THE LOST APOTHECARY
Author: Sarah Penner
Publisher: Park Row Books
Format: Paperback, 301 pages
Genre: Historical Fiction
Back Cover Blurb
One cold February evening in 1791, at the back of a dark London alley in a hidden apothecary shop, Nella awaits her newest customer. Once a respected healer, Nella now uses her knowledge for a darker purpose—selling well-disguised poisons to desperate women who would kill to be free of the men in their lives. But when her new patron turns out to be a precocious twelve-year-old named Eliza Fanning, an unexpected friendship sets in motion a string of events that jeopardizes Nella’s world and threatens to expose the many women whose names are written in her register.
In present-day London, aspiring historian Caroline Parcewell spends her tenth wedding anniversary alone, reeling from the discovery of her husband’s infidelity. When she finds an old apothecary vial near the river Thames, she can’t resist investigating, only to realize she’s found a link to the unsolved “apothecary murders” that haunted London over two centuries ago. As she deepens her search, Caroline’s life collides with Nella’s and Eliza’s in a stunning twist of fate—and not everyone will survive.
What I thought
Sarah Penner’s debut novel, The Lost Apothecary, is an intriguing window and a brief look at a moment in time as seen through the eyes of three women. Set both in the late 18th century (1791) and the present day, the story shifts from Nella, a once reputable apothecary whose backstory is one of tragedy and heartbreak. To a chance meeting with the young 12 year-old lady’s maid, Eliza Fanning, through to the present day. Where, our third POV is that of Caroline, a young American woman who should be, by all rights, celebrating her tenth wedding anniversary with her husband, in London.
The story shifts back and forth between events unfolding in the past when Eliza steps into Nella’s secret apothecary, and sets in motion a chain of events that while, at the time seem devastating, are in the end maybe somewhat fortuitous for both Nella and Eliza. Altering the course of both their lives.
What we get is a snapshot of life in the dark recesses of low-class London, and what’s brought Nella to the place she finds herself in when she first gets to meet Eliza, a blissfully naive but clever young girl swept up in her mistresses machinations and an act of revenge.
Woven into their story comes Caroline, fleeing her husband’s infidelity, and landing in London without so much as clue with what to do with herself, trying to work through her grief and shock. And, after an odd encounter mudlarking down on the Thames, Caroline finds herself given a distraction through unravelling a seemingly simple and benign mystery, when she finds a small blue-tinted glass vial with an unusual etching of a crude bear on it. What is the vial, and who did it belong too?

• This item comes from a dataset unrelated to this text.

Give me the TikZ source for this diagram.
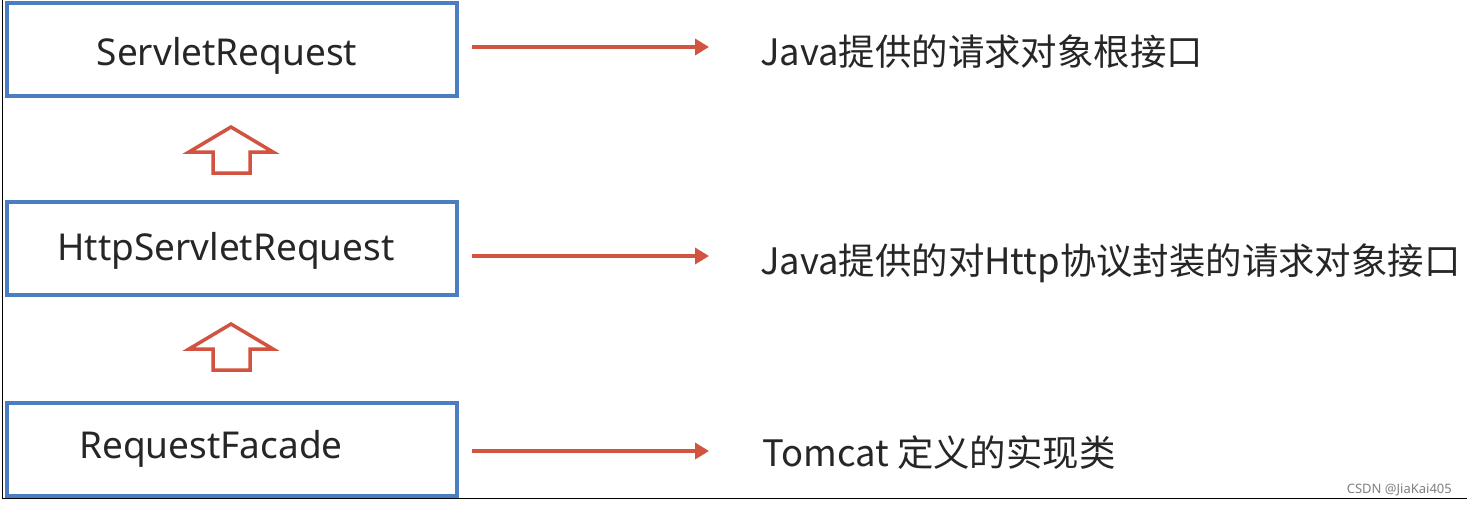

And so we’re slowly sucked into first one mystery, as Caroline tries to find out more about not only the vial but, in doing so, herself. All the while we’re privy to unfolding events taking place as Nella helps young Eliza deliver poisoned eggs to Eliza’s mistress, Mrs. Amwell, with the intent of poisoning her unfaithful husband.
What Penner sets up here is a compelling and page-turning series of events that made for compulsive reading. I couldn’t put the book down, I was so caught up in each character’s stories, wanting to know more. Penner delivers a heartbreaking backstory, as we learn more about Nella, her mother’s early death, the betrayal by her lover, the loss of her only child, and how she ends up dispensing poison to women and only women with two rules in play.
Rule #1: The poison must never be used to harm another woman.
Rule #2: The names of the murderer and her victim must be recorded in the apothecary’s register.
This is a short, fast read with plenty of depth to all the main characters, easy to read flowing prose that will suck you straight in, and a wealth of detail that is both horrifying as it is morbidly fascinating. All the while you are rooting for each woman but feeling the sense of impending doom, so that, by the end, you realise Penner has let us off the hook with an ending that is, in my humble opinion, perfect.
There’s just enough mystery, just enough of a twist without losing sight of the fact that the heart of this story is the plight of these women we’re reading about. And while history might forget about them, by the end of The Lost Apothecary, you and I will remember them for a long time to come.
Highly recommended for those that love a good mystery with a historical setting, a perfect twist, and heartfelt characters you can care about.